In the end, the decision looks like it paid off. As of late February, Marsh said, there was a week-to-week 72-percent drop in the number of deaths and a 70-percent drop in the number of hospitalizations in West Virginia. Fewer people are in intensive care units and nursing home outbreaks have plummeted to nearly zero. As of Friday morning, there were 323,811 people in West Virginia with at least a first dose of vaccine and 208,994 who were fully vaccinated.

That’s not to say there haven’t been errors, and Marsh mentioned several. At the end of December, 42 Boone County residents were mistakenly given regeneron rather than a dose of COVID vaccine. Some early vaccination clinics were first come, first served, which led to long lines outside in cold weather.

Some clinics were scheduled without any security as to how many doses they’d receive. When West Virginia introduced the Everbridge statewide registration system, there were, Marsh said, “a thousand lists in a thousand different places.”

The important part, Marsh said, was that the state learned quickly from those mistakes.

“The idea that we’ve become much more agile and much more willing to continue to learn and try things — and we’ve messed up, too, that’s for sure — but that’s been a really key feature,” he said. “We’re constantly trying to listen to what people have been telling us, and if we’re doing something that people are going, ‘Oh, that’s terrible,’ then of course we’re listening and trying to adjust.”
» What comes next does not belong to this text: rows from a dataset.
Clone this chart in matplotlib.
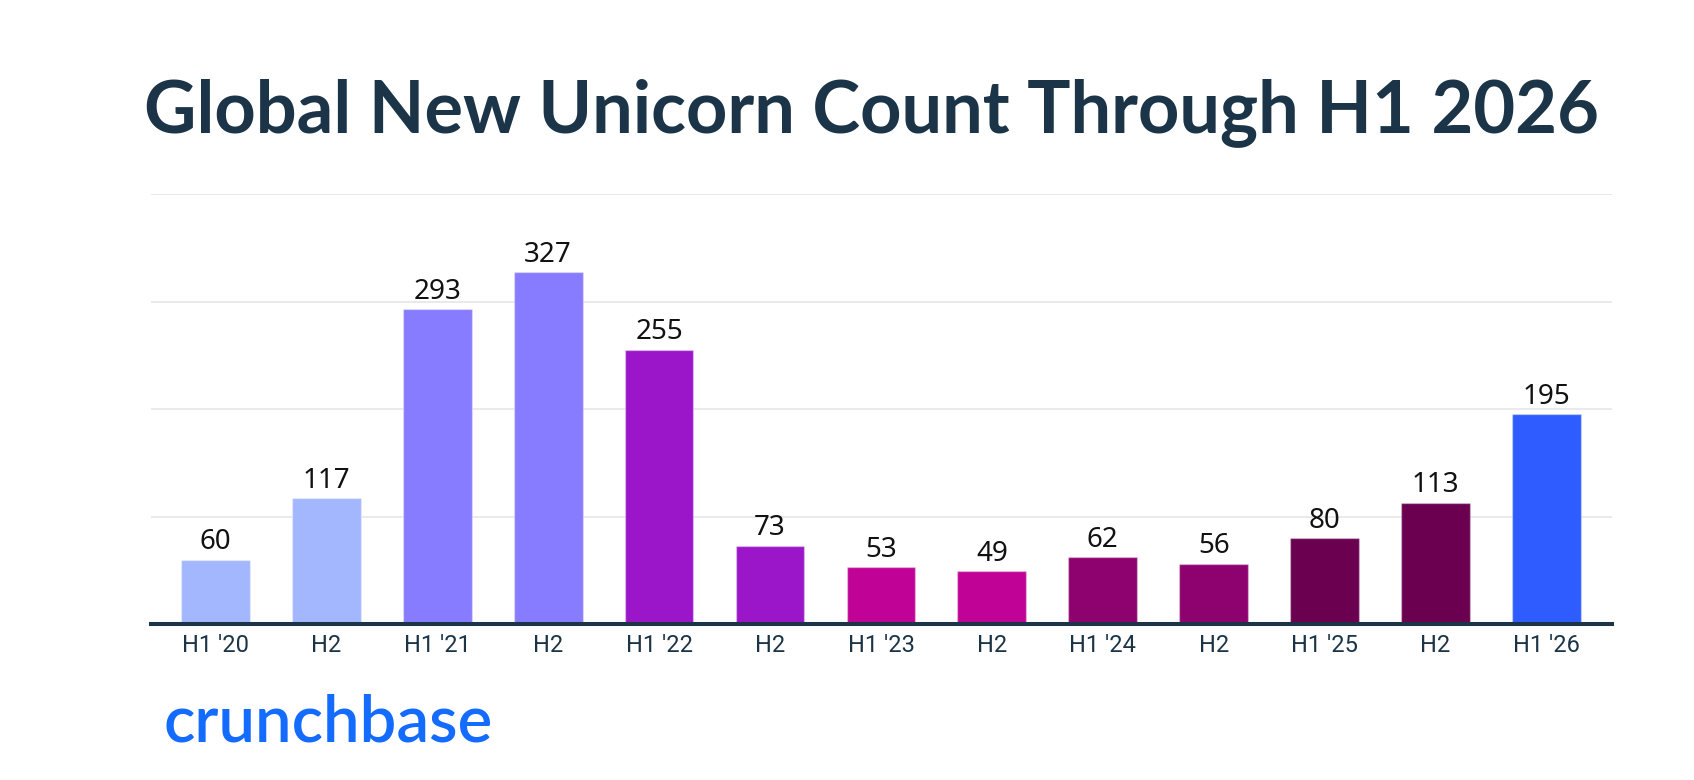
import matplotlib
matplotlib.use("Agg")
import matplotlib.pyplot as plt
import numpy as np

# Data
periods = ["H1 '20", "H2", "H1 '21", "H2", "H1 '22", "H2", "H1 '23", "H2",
           "H1 '24", "H2", "H1 '25", "H2", "H1 '26"]
counts = [60, 117, 293, 327, 255, 73, 53, 49, 62, 56, 80, 113, 195]
bar_colors = ["#a3b7ff", "#a3b7ff", "#877bff", "#877bff", "#9b16c9", "#9b16c9",
              "#c00396", "#c00396", "#8e026f", "#8e026f", "#6b0050", "#6b0050",
              "#2f5cff"]
yticks = [0, 100, 200, 300, 400]

navy = "#1b3447"

fig = plt.figure(figsize=(16.94, 7.8), dpi=100)
ax = fig.add_axes([151/1694, 1 - 624/780, (1612 - 151)/1694, (624 - 194)/780])

x = np.arange(len(periods))
bars = ax.bar(x, counts, width=0.62, color=bar_colors,
              edgecolor=(1, 1, 1, 0.35), linewidth=1.0, zorder=3)

# Value labels
for xi, v in zip(x, counts):
    ax.annotate(str(v), (xi, v), xytext=(0, 7.5), textcoords="offset points",
                ha="center", va="baseline", fontsize=20, color="#111111",
                family="Noto Sans")

# Axes styling
ax.set_xlim(-0.58, 12.59)
ax.set_ylim(0, 400)
ax.set_yticks(yticks)
ax.set_yticklabels([])
ax.tick_params(axis="y", length=0)
ax.grid(axis="y", color="#e6e6e6", linewidth=1.2, zorder=0)
ax.set_axisbelow(True)
for s in ["top", "right", "left"]:
    ax.spines[s].set_visible(False)
ax.spines["bottom"].set_color(navy)
ax.spines["bottom"].set_linewidth(2.9)
ax.spines["bottom"].set_zorder(4)

ax.set_xticks(x)
ax.set_xticklabels(periods, fontsize=17, color=navy, family="Roboto")
ax.tick_params(axis="x", length=0, pad=7)

# Title
fig.text(871/1694, 1 - 132/780, "Global New Unicorn Count Through H1 2026",
         ha="center", va="baseline", fontsize=52, fontweight="bold",
         color=navy, family="Lato")

# Brand mark
fig.text(163/1694, 1 - 742/780, "crunchbase", ha="left", va="baseline",
         fontsize=47, fontweight="semibold", color="#146bff", family="Lato")

fig.savefig("out.png", dpi=100)
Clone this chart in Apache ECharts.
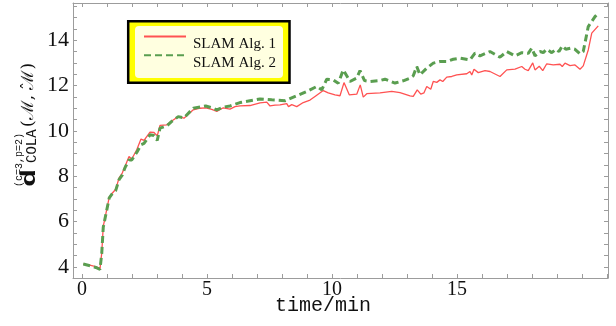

As COVID-19 metrics in the state continue to improve, people from all over the United States have asked West Virginia officials how they have been so effective. Justice has appeared frequently on national cable news shows. Marsh testified before a congressional committee. West Virginia’s story has been told in numerous national publications.

The solution, Marsh said, came down to keeping goals simple and following the best path for the state. The finish line of the pandemic remains in the distance, yet Marsh said everyone in the fight remains steadfast in seeing the race through.

“This is a mission,” he said. “This is a mission of heart and spirit for many of the people involved. And that’s been very inspiring.”